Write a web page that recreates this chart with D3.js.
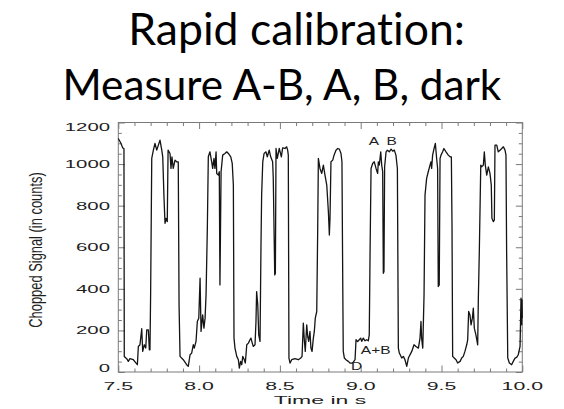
<!DOCTYPE html>
<html>
<head>
<meta charset="utf-8">
<script src="https://cdn.jsdelivr.net/npm/d3@7"></script>
<style>
  html, body { margin: 0; padding: 0; background: #ffffff; }
  svg { display: block; }
  .title { font-family: Lato, 'Open Sans', sans-serif; font-variant-ligatures: none; font-feature-settings: "liga" 0, "clig" 0; }
</style>
</head>
<body>
<svg id="chart" width="564" height="409"></svg>
<script>
// ---- text ----
const titleLines = ["Rapid calibration:", "Measure A-B, A, B, dark"];
const xLabel = "Time in s";
const yLabel = "Chopped Signal (in counts)";

// ---- axis ticks ----
const xTickValues = [7.5, 8.0, 8.5, 9.0, 9.5, 10.0];
const yTickValues = [0, 200, 400, 600, 800, 1000, 1200];

// ---- chopped detector signal: time (s) ----
const timeS = [
  7.500, 7.517, 7.527, 7.535, 7.537, 7.552, 7.562, 7.572, 7.593, 7.610, 7.618, 7.624, 7.634, 7.645, 7.651, 7.661,
  7.670, 7.676, 7.686, 7.692, 7.696, 7.700, 7.707, 7.717, 7.727, 7.738, 7.748, 7.758, 7.769, 7.775, 7.783, 7.789,
  7.795, 7.803, 7.808, 7.820, 7.826, 7.832, 7.840, 7.851, 7.861, 7.871, 7.876, 7.882, 7.902, 7.923, 7.933, 7.944,
  7.954, 7.964, 7.970, 7.981, 7.989, 7.998, 8.006, 8.012, 8.022, 8.030, 8.037, 8.043, 8.051, 8.057,
  8.067, 8.078, 8.084, 8.092, 8.098, 8.105, 8.109, 8.119, 8.125, 8.129, 8.136, 8.146, 8.160, 8.171, 8.181, 8.196,
  8.205, 8.212, 8.216, 8.222, 8.233, 8.243, 8.249, 8.257, 8.264, 8.270, 8.280, 8.286, 8.295, 8.305, 8.315, 8.321,
  8.329, 8.335, 8.346, 8.352, 8.356, 8.363, 8.369, 8.377, 8.383, 8.387, 8.394, 8.402, 8.414, 8.422, 8.434, 8.443,
  8.455, 8.459, 8.468, 8.472, 8.476, 8.484, 8.496, 8.509, 8.517, 8.532, 8.542, 8.548, 8.552, 8.556, 8.563, 8.573,
  8.593, 8.614, 8.629, 8.637, 8.645, 8.651, 8.657, 8.666, 8.672, 8.678, 8.686, 8.692, 8.699, 8.707, 8.713, 8.719,
  8.728, 8.734,
  8.738, 8.748, 8.759, 8.769, 8.779, 8.790, 8.800, 8.806, 8.810, 8.816, 8.827, 8.835, 8.847, 8.858, 8.868, 8.878,
  8.884, 8.889, 8.892, 8.899, 8.909, 8.923, 8.934, 8.950, 8.965, 8.971, 8.981, 8.991, 9.000, 9.006, 9.016, 9.027,
  9.037, 9.047, 9.053, 9.058, 9.064, 9.074, 9.084, 9.095, 9.105, 9.109, 9.115, 9.124, 9.130, 9.136, 9.140, 9.144,
  9.148, 9.157, 9.165, 9.177, 9.188, 9.198, 9.208, 9.218, 9.227, 9.233, 9.239, 9.254, 9.264, 9.274, 9.285, 9.295,
  9.316, 9.330, 9.342, 9.357, 9.367, 9.373, 9.377, 9.384, 9.387, 9.392, 9.398, 9.408, 9.418, 9.429, 9.435, 9.439,
  9.445, 9.454, 9.462, 9.470, 9.476, 9.480, 9.486, 9.491, 9.497, 9.507, 9.515, 9.528, 9.542, 9.553, 9.561, 9.565,
  9.569, 9.579, 9.590, 9.600, 9.615, 9.625, 9.635, 9.645, 9.656, 9.662, 9.668, 9.676, 9.683, 9.691, 9.697, 9.703,
  9.713, 9.724, 9.728, 9.734, 9.743, 9.749, 9.759, 9.765, 9.771, 9.780, 9.790, 9.800, 9.808, 9.812, 9.821, 9.827,
  9.831, 9.842, 9.851, 9.862, 9.873, 9.883, 9.893, 9.899, 9.903, 9.910, 9.920, 9.934, 9.944, 9.955, 9.965, 9.975,
  9.986, 9.992, 9.996, 9.998, 10.000
];

// ---- chopped detector signal: counts ----
const signalCounts = [
  1123, 1099, 1078, 1075, 75, 64, 51, 64, 59, 43, 35, 123, 131, 208, 99, 131,
  115, 203, 203, 107, 107, 371, 1027, 1067, 1099, 1067, 1091, 1115, 1067, 1035, 835, 715,
  739, 723, 1067, 1051, 979, 1035, 979, 1019, 1011, 1011, 323, 75, 59, 35, 27, 83,
  91, 131, 115, 147, 243, 259, 451, 195, 275, 211, 259, 371, 691, 1035,
  1059, 1011, 979, 1027, 979, 1059, 955, 947, 963, 419, 963, 1043, 1051, 1059, 1051, 1035,
  1003, 899, 163, 115, 75, 59, 19, 51, 35, 75, 59, 43, 131, 139, 155, 163,
  139, 123, 131, 243, 387, 323, 179, 147, 611, 851, 1011, 1051, 1059, 1035, 1067, 1035,
  1011, 931, 467, 475, 1075, 1027, 1075, 1035, 1078, 1075, 1083, 1067, 1043, 67, 43, 59,
  64, 59, 67, 75, 235, 155, 99, 227, 171, 147, 195, 115, 99, 163, 195, 259,
  291, 691,
  1027, 979, 955, 995, 947, 899, 771, 659, 739, 1011, 1019, 1043, 1067, 1075, 1072, 1051,
  1011, 419, 99, 67, 59, 51, 43, 43, 59, 155, 147, 155, 163, 147, 163, 150,
  155, 150, 179, 579, 979, 1003, 1011, 979, 955, 1011, 995, 1059, 995, 963, 475, 483,
  987, 1059, 1067, 1059, 1072, 1062, 1067, 1043, 979, 115, 91, 67, 75, 59, 27, 67,
  99, 131, 123, 115, 163, 243, 163, 115, 211, 371, 851, 931, 963, 995, 1011, 979,
  1043, 1075, 1099, 1027, 979, 411, 419, 1027, 1043, 1059, 1075, 1059, 1043, 1035, 1035, 707,
  75, 67, 59, 43, 51, 67, 75, 99, 131, 155, 291, 275, 227, 259, 307, 211,
  179, 131, 355, 579, 995, 987, 995, 1059, 995, 947, 987, 955, 899, 739, 723, 731,
  1091, 1091, 1059, 1067, 1075, 1083, 1067, 1043, 579, 67, 43, 35, 51, 67, 70, 83,
  123, 355, 227, 347, 260
];

// ---- in-plot markers for the calibration states ----
const markerLabels = ["A", "B", "A+B", "D"];
const markerTimes = [9.081, 9.192, 9.093, 8.975];
const markerCounts = [1092, 1092, 86, 12];

// ---- layout ----
const svg = d3.select("#chart");
const plot = { left: 118.3, right: 522.3, top: 122.5, bottom: 372 };
const axisFont = "'Liberation Sans', Arial, Helvetica, sans-serif";
const frameColor = "#7a7a7a";
const textColor = "#1e1e1e";

const x = d3.scaleLinear().domain([7.5, 10.0]).range([plot.left, plot.right]);
const y = d3.scaleLinear().domain([0, 1200]).range([plot.bottom, plot.top]);

// title, two lines, each fitted to its own width
const titleLeft = [128.3, 62.5];
const titleBase = [45, 100];
const titleWidth = [336.7, 439];
titleLines.forEach((s, i) => {
  const t = svg.append("text")
    .attr("class", "title")
    .attr("x", titleLeft[i]).attr("y", titleBase[i])
    .style("font-size", "36px").attr("fill", "#000")
    .text(s);
  const size = 36 * titleWidth[i] / t.node().getComputedTextLength();
  t.style("font-size", size + "px");
});

// plot frame
svg.append("rect")
  .attr("x", plot.left).attr("y", plot.top)
  .attr("width", plot.right - plot.left).attr("height", plot.bottom - plot.top)
  .attr("fill", "none").attr("stroke", frameColor).attr("stroke-width", 1);

// inward ticks on all four sides, major and minor
const xMinor = d3.range(75, 100, 1).map(d => d / 10).filter(d => !xTickValues.includes(d));
const yMinor = d3.range(50, 1200, 50).filter(d => !yTickValues.includes(d));

function drawAxis(axis, transform) {
  const g = svg.append("g").attr("transform", transform).call(axis);
  g.select(".domain").remove();
  g.selectAll(".tick text").remove();
  g.selectAll(".tick line").attr("stroke", frameColor).attr("stroke-width", 1);
  return g;
}
drawAxis(d3.axisBottom(x).tickValues(xTickValues).tickSize(-6.5), `translate(0,${plot.bottom})`);
drawAxis(d3.axisBottom(x).tickValues(xMinor).tickSize(-3.5), `translate(0,${plot.bottom})`);
drawAxis(d3.axisTop(x).tickValues(xTickValues).tickSize(-6.5), `translate(0,${plot.top})`);
drawAxis(d3.axisTop(x).tickValues(xMinor).tickSize(-3.5), `translate(0,${plot.top})`);
drawAxis(d3.axisLeft(y).tickValues(yTickValues).tickSize(-6.5), `translate(${plot.left},0)`);
drawAxis(d3.axisLeft(y).tickValues(yMinor).tickSize(-3.5), `translate(${plot.left},0)`);
drawAxis(d3.axisRight(y).tickValues(yTickValues).tickSize(-6.5), `translate(${plot.right},0)`);
drawAxis(d3.axisRight(y).tickValues(yMinor).tickSize(-3.5), `translate(${plot.right},0)`);

// tick labels in a wide, stretched sans face
const fmtX = d3.format(".1f");
svg.append("g").selectAll("text").data(xTickValues).join("text")
  .attr("transform", d => `translate(${x(d)},389.5) scale(1.85,1)`)
  .attr("text-anchor", "middle")
  .style("font-family", axisFont).style("font-size", "11.5px")
  .attr("fill", textColor)
  .text(d => fmtX(d));

const yNudge = d => (d === 1200 ? 4 : d === 0 ? -4 : 0);
svg.append("g").selectAll("text").data(yTickValues).join("text")
  .attr("transform", d => `translate(110,${y(d) + yNudge(d) + 4}) scale(1.85,1)`)
  .attr("text-anchor", "end")
  .style("font-family", axisFont).style("font-size", "11px")
  .attr("fill", textColor)
  .text(d => d);

// axis titles
svg.append("text")
  .attr("transform", "translate(320,403.5) scale(2.0,1)")
  .attr("text-anchor", "middle")
  .style("font-family", axisFont).style("font-size", "11.5px")
  .attr("fill", textColor)
  .text(xLabel);

svg.append("text")
  .attr("transform", "translate(35,250) scale(1.45,1) rotate(-90)")
  .attr("text-anchor", "middle")
  .attr("dominant-baseline", "central")
  .style("font-family", axisFont).style("font-size", "12.9px")
  .attr("fill", textColor)
  .text(yLabel);

// signal trace
const points = d3.zip(timeS, signalCounts);
svg.append("path")
  .datum(points)
  .attr("fill", "none")
  .attr("stroke", "#141414")
  .attr("stroke-width", 1.3)
  .attr("stroke-linejoin", "round")
  .attr("d", d3.line().x(d => x(d[0])).y(d => y(d[1])));

// state markers
svg.append("g").selectAll("text").data(markerLabels).join("text")
  .attr("transform", (d, i) => `translate(${x(markerTimes[i])},${y(markerCounts[i])}) scale(1.55,1)`)
  .attr("text-anchor", "middle")
  .style("font-family", axisFont).style("font-size", "10px")
  .attr("fill", textColor)
  .text(d => d);
</script>
</body>
</html>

────

| What you are asked to do |
Copy nothing but the lines from the top of the material through the line holding "const yTickValues = [0, 200, 400, 600, 800, 1000, 1200];", exactly as written; omit pictures.

| Solution |
Write a web page that recreates this chart with D3.js.
<!DOCTYPE html>
<html>
<head>
<meta charset="utf-8">
<script src="https://cdn.jsdelivr.net/npm/d3@7"></script>
<style>
  html, body { margin: 0; padding: 0; background: #ffffff; }
  svg { display: block; }
  .title { font-family: Lato, 'Open Sans', sans-serif; font-variant-ligatures: none; font-feature-settings: "liga" 0, "clig" 0; }
</style>
</head>
<body>
<svg id="chart" width="564" height="409"></svg>
<script>
// ---- text ----
const titleLines = ["Rapid calibration:", "Measure A-B, A, B, dark"];
const xLabel = "Time in s";
const yLabel = "Chopped Signal (in counts)";

// ---- axis ticks ----
const xTickValues = [7.5, 8.0, 8.5, 9.0, 9.5, 10.0];
const yTickValues = [0, 200, 400, 600, 800, 1000, 1200];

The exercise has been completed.